Puis, il y a les mots puissants de X qui composent des phrases qui n’ont pas besoin d’être martelées pour rester dans la mémoire. Ces phrases sont comme une partition formant une musique gravée dans notre esprit. Elle permet sans cesse de se rappeler pourquoi nous ne lâcherons jamais la lutte, pourquoi nous resterons solidaires de toutes les personnes souhaitant vivre sur un territoire parce qu’elles n’ont pas d’autre choix.
Ces phrases les voici :

« Aujourd’hui partout en France, on est confronté à une difficulté. Nos papiers sont scellés, nos vies sont réduites à ça aujourd’hui, c’est ça l’humanité. Nous sommes venus ici parce que nous sommes étouffés là-bas, nous voulons la liberté, ici au pays des droits de l’homme. Et nous sommes privés de liberté. Mais nous pensons comme vous, nous avons un avenir comme vous. Ce que nous demandons c’est une régularisation pour tous, les mêmes droits pour tous, migrants économiques, politiques, climatiques. Je suis là devant vous pour vous affirmer que cela relève juste de la ségrégation.

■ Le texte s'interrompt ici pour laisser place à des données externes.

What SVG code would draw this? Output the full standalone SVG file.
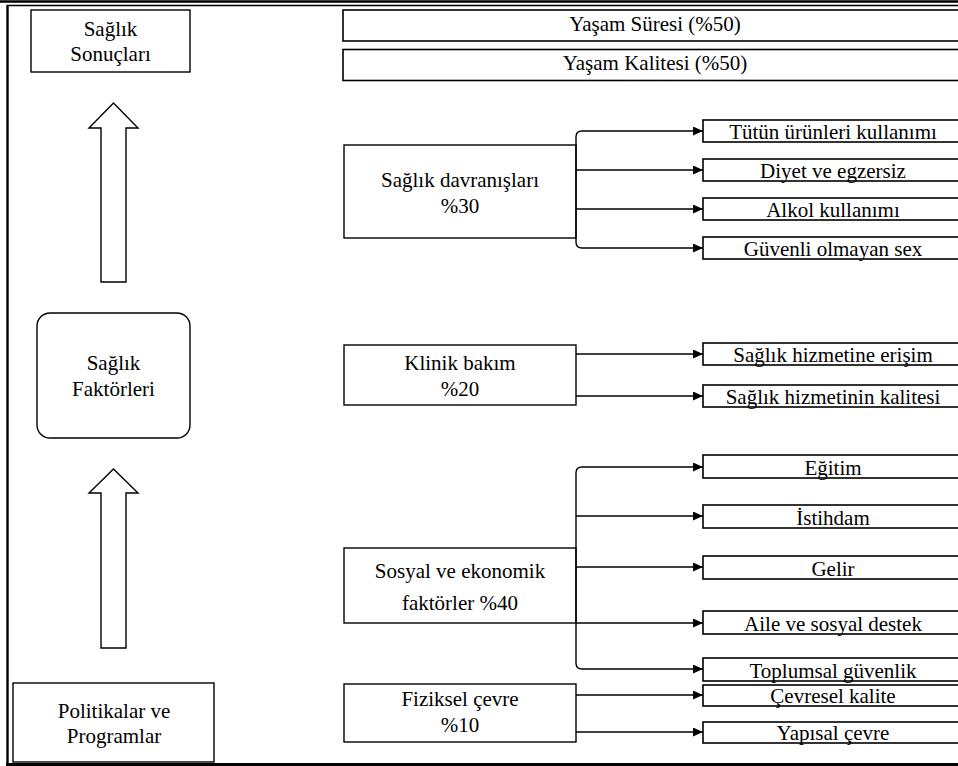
<svg xmlns="http://www.w3.org/2000/svg" width="958" height="766" viewBox="0 0 958 766">
<style>
.t{font-size:21px;fill:#000;text-anchor:middle}
.b{fill:#fff;stroke:#000;stroke-width:1.4}
.s{fill:#fff;stroke:#000;stroke-width:1.6}
.c{fill:none;stroke:#000;stroke-width:1.4}
.fr{stroke:#000;fill:none}
</style>
<defs>
<marker id="ah" markerUnits="userSpaceOnUse" markerWidth="10" markerHeight="9" refX="10" refY="4.5" orient="auto">
<path d="M0,0 L10,4.5 L0,9 z" fill="#000"/>
</marker>
</defs>
<rect width="958" height="766" fill="#fff"/>
<g id="frame">
<line class="fr" x1="0" y1="1.5" x2="958" y2="1.5" stroke-width="2.6"/>
<line class="fr" x1="7" y1="5.5" x2="958" y2="5.5" stroke-width="1.6"/>
<line class="fr" x1="7.5" y1="5" x2="7.5" y2="765" stroke-width="2.4"/>
<line class="fr" x1="6" y1="764.5" x2="958" y2="764.5" stroke-width="3"/>
</g>
<g id="saglik-sonuclari" font-family="Times New Roman">
<rect class="b" x="31" y="10" width="159" height="62"/>
<text class="t" x="110.5" y="36">Sağlık</text>
<text class="t" x="110.5" y="61">Sonuçları</text>
</g>
<g id="arrow-up-1">
<polygon class="b" points="113.5,103 138,128 126,128 126,282 101,282 101,128 89,128"/>
</g>
<g id="saglik-faktorleri" font-family="Times New Roman">
<rect class="b" x="37" y="313" width="153" height="125" rx="13" ry="13"/>
<text class="t" x="113.5" y="370">Sağlık</text>
<text class="t" x="113.5" y="396">Faktörleri</text>
</g>
<g id="arrow-up-2">
<polygon class="b" points="113.5,469 138,493 126,493 126,648 101,648 101,493 89,493"/>
</g>
<g id="politikalar" font-family="Times New Roman">
<rect class="b" x="13" y="683" width="201" height="79"/>
<text class="t" x="114" y="718">Politikalar ve</text>
<text class="t" x="114" y="743">Programlar</text>
</g>
<g id="yasam-suresi" font-family="Times New Roman">
<rect class="s" x="343" y="10" width="630" height="31"/>
<text class="t" x="655" y="31">Yaşam Süresi (%50)</text>
</g>
<g id="yasam-kalitesi" font-family="Times New Roman">
<rect class="s" x="343" y="49.5" width="630" height="31"/>
<text class="t" x="655" y="70">Yaşam Kalitesi (%50)</text>
</g>
<g font-family="Times New Roman">
<g id="saglik-davranislari">
<rect class="b" x="344" y="145" width="232" height="93"/>
<text class="t" x="460" y="187">Sağlık davranışları</text>
<text class="t" x="460" y="213">%30</text>
</g>
<g id="tutun"><rect class="s" x="703" y="120" width="270" height="22"/><text class="t" x="833" y="139">Tütün ürünleri kullanımı</text></g>
<g id="diyet"><rect class="s" x="703" y="159" width="270" height="22"/><text class="t" x="833" y="178">Diyet ve egzersiz</text></g>
<g id="alkol"><rect class="s" x="703" y="198" width="270" height="22"/><text class="t" x="833" y="217">Alkol kullanımı</text></g>
<g id="guvenli"><rect class="s" x="703" y="237" width="270" height="22"/><text class="t" x="833" y="256">Güvenli olmayan sex</text></g>
<g id="klinik-bakim">
<rect class="b" x="344" y="345" width="232" height="60"/>
<text class="t" x="460" y="370">Klinik bakım</text>
<text class="t" x="460" y="396">%20</text>
</g>
<g id="erisim"><rect class="s" x="703" y="343" width="270" height="22"/><text class="t" x="833" y="362">Sağlık hizmetine erişim</text></g>
<g id="kalite"><rect class="s" x="703" y="385" width="270" height="22"/><text class="t" x="833" y="404">Sağlık hizmetinin kalitesi</text></g>
<g id="sosyal-ekonomik">
<rect class="b" x="344" y="548" width="232" height="75"/>
<text class="t" x="460" y="578">Sosyal ve ekonomik</text>
<text class="t" x="460" y="610">faktörler %40</text>
</g>
<g id="egitim"><rect class="s" x="703" y="455" width="270" height="23"/><text class="t" x="833" y="475">Eğitim</text></g>
<g id="istihdam"><rect class="s" x="703" y="505" width="270" height="23"/><text class="t" x="833" y="525">İstihdam</text></g>
<g id="gelir"><rect class="s" x="703" y="556" width="270" height="23"/><text class="t" x="833" y="576">Gelir</text></g>
<g id="aile"><rect class="s" x="703" y="611" width="270" height="23"/><text class="t" x="833" y="631">Aile ve sosyal destek</text></g>
<g id="toplumsal"><rect class="s" x="703" y="658" width="270" height="23"/><text class="t" x="833" y="678">Toplumsal güvenlik</text></g>
<g id="fiziksel-cevre">
<rect class="b" x="344" y="684" width="232" height="58"/>
<text class="t" x="460" y="706">Fiziksel çevre</text>
<text class="t" x="460" y="732">%10</text>
</g>
<g id="cevresel"><rect class="s" x="703" y="685" width="270" height="21"/><text class="t" x="833" y="703">Çevresel kalite</text></g>
<g id="yapisal"><rect class="s" x="703" y="722" width="270" height="21"/><text class="t" x="833" y="740">Yapısal çevre</text></g>
</g>
<g id="connectors">
<path class="c" marker-end="url(#ah)" d="M576,190 V137 Q576,131 582,131 H703"/>
<path class="c" marker-end="url(#ah)" d="M576,170 H703"/>
<path class="c" marker-end="url(#ah)" d="M576,209 H703"/>
<path class="c" marker-end="url(#ah)" d="M576,190 V242 Q576,248 582,248 H703"/>
<path class="c" marker-end="url(#ah)" d="M576,354 H703"/>
<path class="c" marker-end="url(#ah)" d="M576,396 H703"/>
<path class="c" marker-end="url(#ah)" d="M576,560 V473 Q576,467 582,467 H703"/>
<path class="c" marker-end="url(#ah)" d="M576,516 H703"/>
<path class="c" marker-end="url(#ah)" d="M576,567 H703"/>
<path class="c" marker-end="url(#ah)" d="M576,623 H703"/>
<path class="c" marker-end="url(#ah)" d="M576,560 V663 Q576,669 582,669 H703"/>
<path class="c" marker-end="url(#ah)" d="M576,695 H703"/>
<path class="c" marker-end="url(#ah)" d="M576,732 H703"/>
</g>
</svg>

Tout est lié à la politique, aux multinationales qui pillent nos ressources, à la corruption favorisée jusqu’au sommet de l’État. Les pauvres gens qui souffrent, comment est-ce qu’on peut les appeler migrants économiques ? Et les jeunes étudiants étrangers, dont les frais d’inscription vont être multipliés par dix à la rentrée prochaine, ils ont donné âme, corps, vie pour venir étudier ici. Aujourd’hui, nous posons la question : où se trouve la valeur humaine ? Nos vies sont détruites, on ne peut plus respirer. Tout ce que nous espérons, c’est une vie meilleure...  »


P.-S.

Les mots de X ont pu être reproduits car un journaliste, IH, les a retranscrits dans son article pour L’Echo en date du 20 décembre 2018.